[PROVIDED MATERIAL start]
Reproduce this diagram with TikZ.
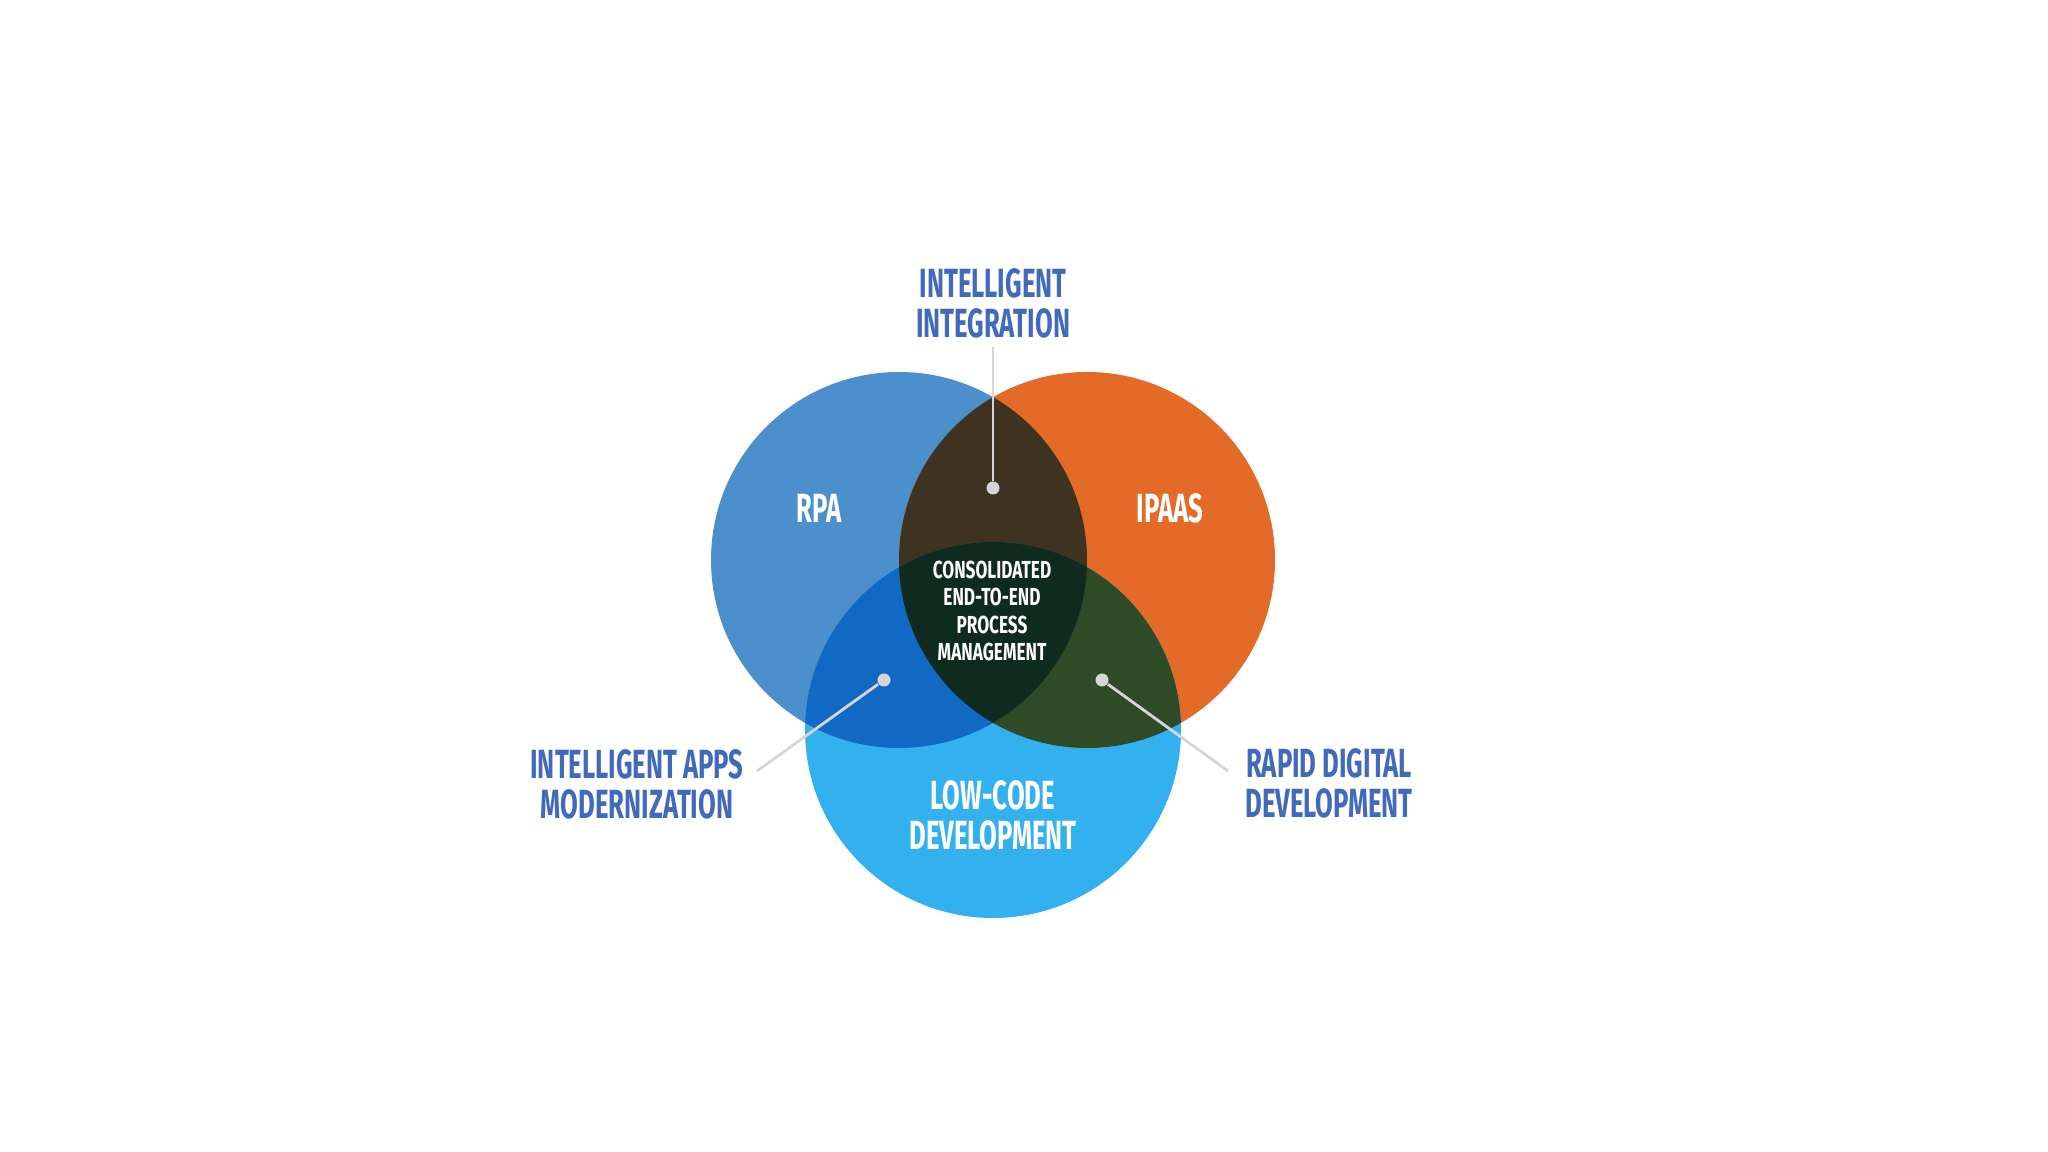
\documentclass[tikz,border=0pt]{standalone}
\usepackage{fontspec}
\setmainfont{Fira Sans}[FakeStretch=0.63]
\newfontfamily\corefont{Fira Sans}[FakeStretch=0.7]
\usetikzlibrary{positioning}
\definecolor{rpablue}{HTML}{4B8FCD}
\definecolor{ipaasorange}{HTML}{E46A28}
\definecolor{lowcodeblue}{HTML}{33B0EE}
\definecolor{topdark}{HTML}{3D3320}
\definecolor{leftdark}{HTML}{1169C4}
\definecolor{rightdark}{HTML}{2E4A27}
\definecolor{coredark}{HTML}{0F2B1F}
\definecolor{labelblue}{HTML}{4169BC}
\definecolor{pingray}{HTML}{D6D6D6}
\tikzset{
  outlabel/.style={text=labelblue, font=\bfseries\fontsize{11.6}{11.4}\selectfont, align=center},
  inlabel/.style={text=white, font=\bfseries\fontsize{11.6}{11.4}\selectfont, align=center},
  corelabel/.style={text=white, font=\corefont\bfseries\fontsize{7}{7.8}\selectfont, align=center},
  pindot/.style={circle, fill=pingray, inner sep=0pt, minimum size=1.3mm},
  leaderline/.style={draw=pingray, line width=0.8pt}
}

\begin{document}
\begin{tikzpicture}[x=0.1mm,y=-0.1mm]
  \useasboundingbox[fill=white] (0,0) rectangle (2048,1152);
  \def\rad{18.8mm}
  \coordinate (rpa) at (899,560);
  \coordinate (ipaas) at (1087,560);
  \coordinate (lowcode) at (993,730);

  \fill[rpablue] (rpa) circle (\rad);
  \fill[ipaasorange] (ipaas) circle (\rad);
  \fill[lowcodeblue] (lowcode) circle (\rad);

  % overlaps
  \begin{scope}
    \clip (rpa) circle (\rad);
    \fill[topdark] (ipaas) circle (\rad);
    \fill[leftdark] (lowcode) circle (\rad);
  \end{scope}
  \begin{scope}
    \clip (ipaas) circle (\rad);
    \fill[rightdark] (lowcode) circle (\rad);
    \clip (rpa) circle (\rad);
    \fill[coredark] (lowcode) circle (\rad);
  \end{scope}

  \node[inlabel] (rpatext) at (819,508) {RPA};
  \node[inlabel] (ipaastext) at (1170,508) {IPAAS};
  \node[inlabel] (lowcodetext) at (993,815) {LOW-CODE\\DEVELOPMENT};
  \node[corelabel] (core) at (992,611) {CONSOLIDATED\\END-TO-END\\PROCESS\\MANAGEMENT};

  \coordinate (topend) at (993,347);
  \coordinate (leftend) at (757,771);
  \coordinate (rightend) at (1228,771);
  \node[pindot] (topdot) at (993,488) {};
  \node[pindot] (leftdot) at (884,680) {};
  \node[pindot] (rightdot) at (1102,680) {};
  \draw[leaderline] (topend) -- (topdot);
  \draw[leaderline] (leftdot) -- (leftend);
  \draw[leaderline] (rightdot) -- (rightend);

  \node[outlabel, above=0pt of topend, yshift=-0.4mm] (integration) {INTELLIGENT\\INTEGRATION};
  \node[outlabel] (apps) at (637,784) {INTELLIGENT APPS\\MODERNIZATION};
  \node[outlabel] (rapid) at (1329,783) {RAPID DIGITAL\\DEVELOPMENT};
\end{tikzpicture}
\end{document}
[PROVIDED MATERIAL end]
WHAT THE EXERCISE ASKS: Repeat all of the data above word for word, minus the pictures.

FINISHED TASK:
Reproduce this diagram with TikZ.
\documentclass[tikz,border=0pt]{standalone}
\usepackage{fontspec}
\setmainfont{Fira Sans}[FakeStretch=0.63]
\newfontfamily\corefont{Fira Sans}[FakeStretch=0.7]
\usetikzlibrary{positioning}
\definecolor{rpablue}{HTML}{4B8FCD}
\definecolor{ipaasorange}{HTML}{E46A28}
\definecolor{lowcodeblue}{HTML}{33B0EE}
\definecolor{topdark}{HTML}{3D3320}
\definecolor{leftdark}{HTML}{1169C4}
\definecolor{rightdark}{HTML}{2E4A27}
\definecolor{coredark}{HTML}{0F2B1F}
\definecolor{labelblue}{HTML}{4169BC}
\definecolor{pingray}{HTML}{D6D6D6}
\tikzset{
  outlabel/.style={text=labelblue, font=\bfseries\fontsize{11.6}{11.4}\selectfont, align=center},
  inlabel/.style={text=white, font=\bfseries\fontsize{11.6}{11.4}\selectfont, align=center},
  corelabel/.style={text=white, font=\corefont\bfseries\fontsize{7}{7.8}\selectfont, align=center},
  pindot/.style={circle, fill=pingray, inner sep=0pt, minimum size=1.3mm},
  leaderline/.style={draw=pingray, line width=0.8pt}
}

\begin{document}
\begin{tikzpicture}[x=0.1mm,y=-0.1mm]
  \useasboundingbox[fill=white] (0,0) rectangle (2048,1152);
  \def\rad{18.8mm}
  \coordinate (rpa) at (899,560);
  \coordinate (ipaas) at (1087,560);
  \coordinate (lowcode) at (993,730);

  \fill[rpablue] (rpa) circle (\rad);
  \fill[ipaasorange] (ipaas) circle (\rad);
  \fill[lowcodeblue] (lowcode) circle (\rad);

  % overlaps
  \begin{scope}
    \clip (rpa) circle (\rad);
    \fill[topdark] (ipaas) circle (\rad);
    \fill[leftdark] (lowcode) circle (\rad);
  \end{scope}
  \begin{scope}
    \clip (ipaas) circle (\rad);
    \fill[rightdark] (lowcode) circle (\rad);
    \clip (rpa) circle (\rad);
    \fill[coredark] (lowcode) circle (\rad);
  \end{scope}

  \node[inlabel] (rpatext) at (819,508) {RPA};
  \node[inlabel] (ipaastext) at (1170,508) {IPAAS};
  \node[inlabel] (lowcodetext) at (993,815) {LOW-CODE\\DEVELOPMENT};
  \node[corelabel] (core) at (992,611) {CONSOLIDATED\\END-TO-END\\PROCESS\\MANAGEMENT};

  \coordinate (topend) at (993,347);
  \coordinate (leftend) at (757,771);
  \coordinate (rightend) at (1228,771);
  \node[pindot] (topdot) at (993,488) {};
  \node[pindot] (leftdot) at (884,680) {};
  \node[pindot] (rightdot) at (1102,680) {};
  \draw[leaderline] (topend) -- (topdot);
  \draw[leaderline] (leftdot) -- (leftend);
  \draw[leaderline] (rightdot) -- (rightend);

  \node[outlabel, above=0pt of topend, yshift=-0.4mm] (integration) {INTELLIGENT\\INTEGRATION};
  \node[outlabel] (apps) at (637,784) {INTELLIGENT APPS\\MODERNIZATION};
  \node[outlabel] (rapid) at (1329,783) {RAPID DIGITAL\\DEVELOPMENT};
\end{tikzpicture}
\end{document}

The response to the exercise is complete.